Die häufigste Art der Spionage ist zugleich auch die banalste: Die Hälfte der Taten wird nach Angaben der Befragten durch "Entwenden und Kopieren von Firmenunterlagen" begangen. Daneben gibt es eine "Fallgruppe", die auf Unachtsamkeit mancher Unternehmen zurückzuführen sei. Jeder vierte Fall von Verrat und Spionage geschieht unter Verwendung öffentlich zugänglicher Quellen.

"Nicht zu unterschätzen" sind in diesem Zusammenhang auch technische Sicherheitslücken. Immerhin 13 Prozent der Unternehmen berichten über erfolgreiche Angriffe auf ihr IT-System und genau so viele über Attacken auf mobile IT-Systeme. In sechs Prozent der Fälle erfolgte die Spionage durch Abhören von Kommunikationsmitteln.

Über die Motive der Spione herrscht weitgehend Übereinstimmung: Für 93 Prozent der Unternehmen ist mangelndes Werte- und Unrechtsbewusstsein Hauptursache für schändliche Taten. Vier von fünf Delinquenten konnten "finanziellen Verlockungen" nicht widerstehen. Allerdings hält der Bericht fest, dass die Spionageschäden auch auf die "noch zu unsystematische Prävention und auf mangelhafte interne Kontrollen" zurückzuführen seien. Verantwortlich ist auch eine mangelhafte Unternehmenskultur: Immerhin jede zweite Tat wird aufgrund beruflicher Enttäuschungen und Karriereknicks begangen.

Zeitgemäße Schutzmaßnahmen fehlen meist

Bei den Abwehrmaßnahmen der Unternehmen dominieren die Objekt- und IT-Sicherheit: Zugangskontrollen zum und auf dem Unternehmensgelände sowie Schutzkonzepte für IT- und Telekommunikationssysteme. Die meisten Unternehmen verfügen über einen besonders geschützten Serverbereich sowie über einen Passwortschutz auf allen Geräten.

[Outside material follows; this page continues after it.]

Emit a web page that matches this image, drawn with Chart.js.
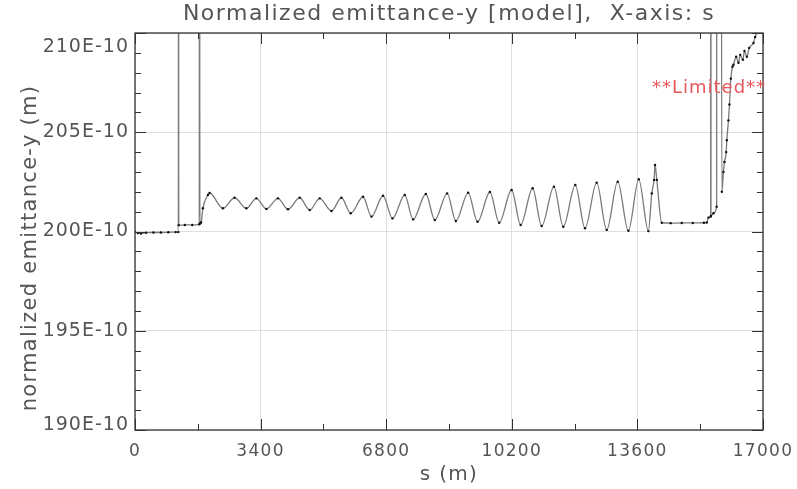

Die Sicherheit verbessern, hilft das aber nur wenig: "Hierbei handelt es sich eigentlich um Selbstverständlichkeiten", meckert der Bericht und kritisiert, dass "zeitgemäße Maßnahmen, die Tätern höheren Hürden bieten", gerade bei forschungsintensiven Unternehmen häufig fehlen.

Für Unternehmen, die ihre eigene Sicherheitsmaßnahmen den aktuellen Möglichkeiten und Szenarien anpassen möchten, bietet das Sicherheitsforum Baden-Württemberg "Handlungsempfehlungen für Unternehmen" an, die über die Webseite des SiFo erhältlich sind.